> Written instruction
Leave the pictures out. Return all other data exactly.
↓↓↓
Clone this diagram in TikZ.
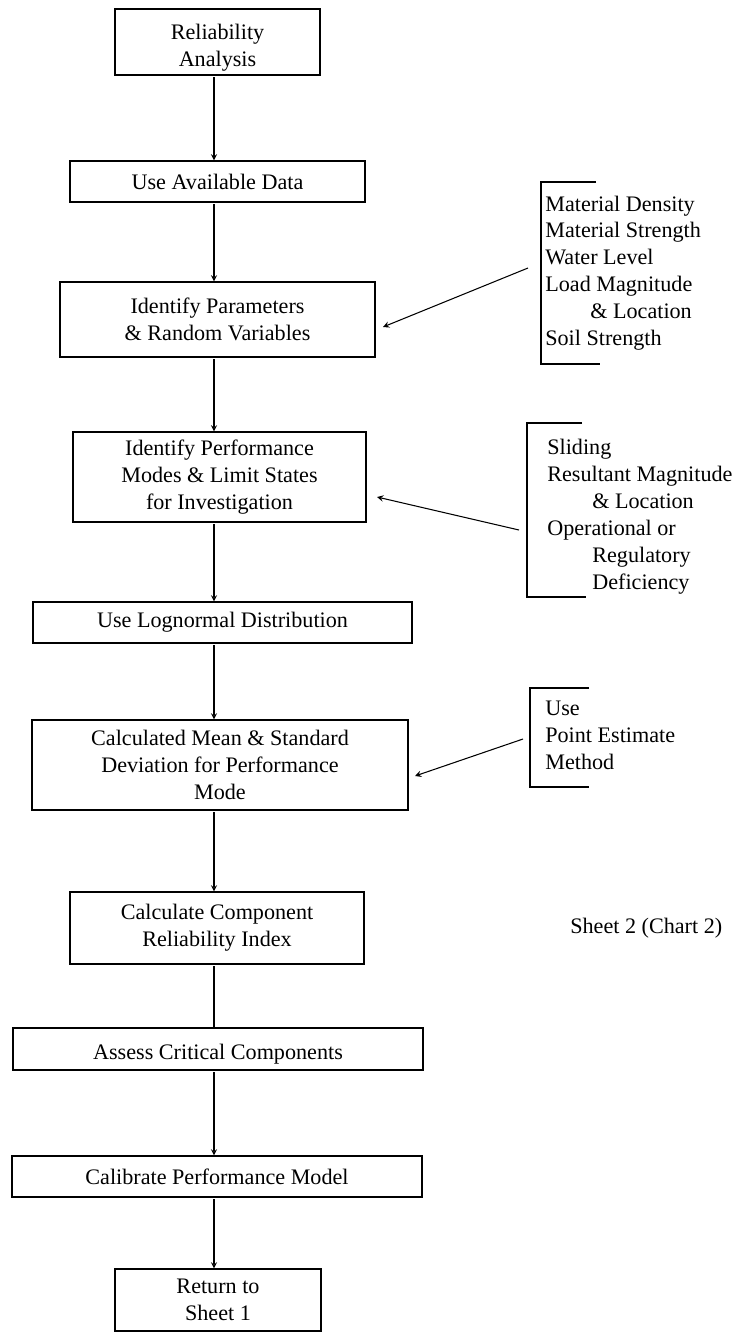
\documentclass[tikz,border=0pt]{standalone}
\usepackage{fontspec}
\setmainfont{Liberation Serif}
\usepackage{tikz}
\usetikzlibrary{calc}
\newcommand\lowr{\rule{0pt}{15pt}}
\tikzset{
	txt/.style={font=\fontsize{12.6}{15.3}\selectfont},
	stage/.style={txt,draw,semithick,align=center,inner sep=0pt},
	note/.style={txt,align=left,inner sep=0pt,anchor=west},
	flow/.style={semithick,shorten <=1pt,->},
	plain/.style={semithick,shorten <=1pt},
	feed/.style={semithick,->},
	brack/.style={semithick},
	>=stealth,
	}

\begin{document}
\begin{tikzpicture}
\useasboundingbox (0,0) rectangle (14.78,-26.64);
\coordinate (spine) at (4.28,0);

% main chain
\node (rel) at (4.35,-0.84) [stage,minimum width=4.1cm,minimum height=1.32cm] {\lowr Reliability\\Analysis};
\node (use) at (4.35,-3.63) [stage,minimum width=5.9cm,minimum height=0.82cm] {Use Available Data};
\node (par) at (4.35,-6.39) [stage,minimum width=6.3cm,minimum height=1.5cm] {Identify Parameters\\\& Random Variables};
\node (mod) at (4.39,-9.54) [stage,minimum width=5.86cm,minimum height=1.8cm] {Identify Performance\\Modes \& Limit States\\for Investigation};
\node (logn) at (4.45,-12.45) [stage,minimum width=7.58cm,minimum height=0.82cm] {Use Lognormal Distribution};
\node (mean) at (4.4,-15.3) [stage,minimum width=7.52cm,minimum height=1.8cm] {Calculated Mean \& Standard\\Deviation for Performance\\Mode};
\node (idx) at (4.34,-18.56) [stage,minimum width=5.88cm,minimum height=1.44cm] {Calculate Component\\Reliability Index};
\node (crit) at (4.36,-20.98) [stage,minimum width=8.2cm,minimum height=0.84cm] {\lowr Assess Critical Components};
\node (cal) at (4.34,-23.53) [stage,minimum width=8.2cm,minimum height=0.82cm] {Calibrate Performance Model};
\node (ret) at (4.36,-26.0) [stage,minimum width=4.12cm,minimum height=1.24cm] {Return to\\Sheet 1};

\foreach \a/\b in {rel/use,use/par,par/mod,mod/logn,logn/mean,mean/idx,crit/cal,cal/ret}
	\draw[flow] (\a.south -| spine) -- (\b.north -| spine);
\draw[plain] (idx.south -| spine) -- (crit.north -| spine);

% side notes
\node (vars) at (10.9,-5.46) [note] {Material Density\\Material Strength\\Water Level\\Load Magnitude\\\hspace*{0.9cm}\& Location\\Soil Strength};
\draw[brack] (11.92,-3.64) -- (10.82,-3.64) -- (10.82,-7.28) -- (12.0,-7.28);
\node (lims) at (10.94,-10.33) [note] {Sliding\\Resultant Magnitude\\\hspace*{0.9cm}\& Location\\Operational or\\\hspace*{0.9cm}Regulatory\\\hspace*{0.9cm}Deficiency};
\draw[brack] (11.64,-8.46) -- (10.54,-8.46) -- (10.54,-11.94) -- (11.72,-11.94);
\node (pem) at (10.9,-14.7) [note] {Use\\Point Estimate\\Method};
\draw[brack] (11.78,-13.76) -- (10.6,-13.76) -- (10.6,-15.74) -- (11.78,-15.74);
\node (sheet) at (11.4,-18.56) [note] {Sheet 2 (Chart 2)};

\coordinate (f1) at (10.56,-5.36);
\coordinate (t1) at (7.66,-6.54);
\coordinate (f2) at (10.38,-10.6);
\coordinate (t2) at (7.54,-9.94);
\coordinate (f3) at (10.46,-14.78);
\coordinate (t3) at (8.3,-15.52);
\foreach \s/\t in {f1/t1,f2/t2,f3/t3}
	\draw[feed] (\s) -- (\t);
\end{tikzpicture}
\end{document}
↑↑↑
> Written response
Clone this diagram in TikZ.
\documentclass[tikz,border=0pt]{standalone}
\usepackage{fontspec}
\setmainfont{Liberation Serif}
\usepackage{tikz}
\usetikzlibrary{calc}
\newcommand\lowr{\rule{0pt}{15pt}}
\tikzset{
	txt/.style={font=\fontsize{12.6}{15.3}\selectfont},
	stage/.style={txt,draw,semithick,align=center,inner sep=0pt},
	note/.style={txt,align=left,inner sep=0pt,anchor=west},
	flow/.style={semithick,shorten <=1pt,->},
	plain/.style={semithick,shorten <=1pt},
	feed/.style={semithick,->},
	brack/.style={semithick},
	>=stealth,
	}

\begin{document}
\begin{tikzpicture}
\useasboundingbox (0,0) rectangle (14.78,-26.64);
\coordinate (spine) at (4.28,0);

% main chain
\node (rel) at (4.35,-0.84) [stage,minimum width=4.1cm,minimum height=1.32cm] {\lowr Reliability\\Analysis};
\node (use) at (4.35,-3.63) [stage,minimum width=5.9cm,minimum height=0.82cm] {Use Available Data};
\node (par) at (4.35,-6.39) [stage,minimum width=6.3cm,minimum height=1.5cm] {Identify Parameters\\\& Random Variables};
\node (mod) at (4.39,-9.54) [stage,minimum width=5.86cm,minimum height=1.8cm] {Identify Performance\\Modes \& Limit States\\for Investigation};
\node (logn) at (4.45,-12.45) [stage,minimum width=7.58cm,minimum height=0.82cm] {Use Lognormal Distribution};
\node (mean) at (4.4,-15.3) [stage,minimum width=7.52cm,minimum height=1.8cm] {Calculated Mean \& Standard\\Deviation for Performance\\Mode};
\node (idx) at (4.34,-18.56) [stage,minimum width=5.88cm,minimum height=1.44cm] {Calculate Component\\Reliability Index};
\node (crit) at (4.36,-20.98) [stage,minimum width=8.2cm,minimum height=0.84cm] {\lowr Assess Critical Components};
\node (cal) at (4.34,-23.53) [stage,minimum width=8.2cm,minimum height=0.82cm] {Calibrate Performance Model};
\node (ret) at (4.36,-26.0) [stage,minimum width=4.12cm,minimum height=1.24cm] {Return to\\Sheet 1};

\foreach \a/\b in {rel/use,use/par,par/mod,mod/logn,logn/mean,mean/idx,crit/cal,cal/ret}
	\draw[flow] (\a.south -| spine) -- (\b.north -| spine);
\draw[plain] (idx.south -| spine) -- (crit.north -| spine);

% side notes
\node (vars) at (10.9,-5.46) [note] {Material Density\\Material Strength\\Water Level\\Load Magnitude\\\hspace*{0.9cm}\& Location\\Soil Strength};
\draw[brack] (11.92,-3.64) -- (10.82,-3.64) -- (10.82,-7.28) -- (12.0,-7.28);
\node (lims) at (10.94,-10.33) [note] {Sliding\\Resultant Magnitude\\\hspace*{0.9cm}\& Location\\Operational or\\\hspace*{0.9cm}Regulatory\\\hspace*{0.9cm}Deficiency};
\draw[brack] (11.64,-8.46) -- (10.54,-8.46) -- (10.54,-11.94) -- (11.72,-11.94);
\node (pem) at (10.9,-14.7) [note] {Use\\Point Estimate\\Method};
\draw[brack] (11.78,-13.76) -- (10.6,-13.76) -- (10.6,-15.74) -- (11.78,-15.74);
\node (sheet) at (11.4,-18.56) [note] {Sheet 2 (Chart 2)};

\coordinate (f1) at (10.56,-5.36);
\coordinate (t1) at (7.66,-6.54);
\coordinate (f2) at (10.38,-10.6);
\coordinate (t2) at (7.54,-9.94);
\coordinate (f3) at (10.46,-14.78);
\coordinate (t3) at (8.3,-15.52);
\foreach \s/\t in {f1/t1,f2/t2,f3/t3}
	\draw[feed] (\s) -- (\t);
\end{tikzpicture}
\end{document}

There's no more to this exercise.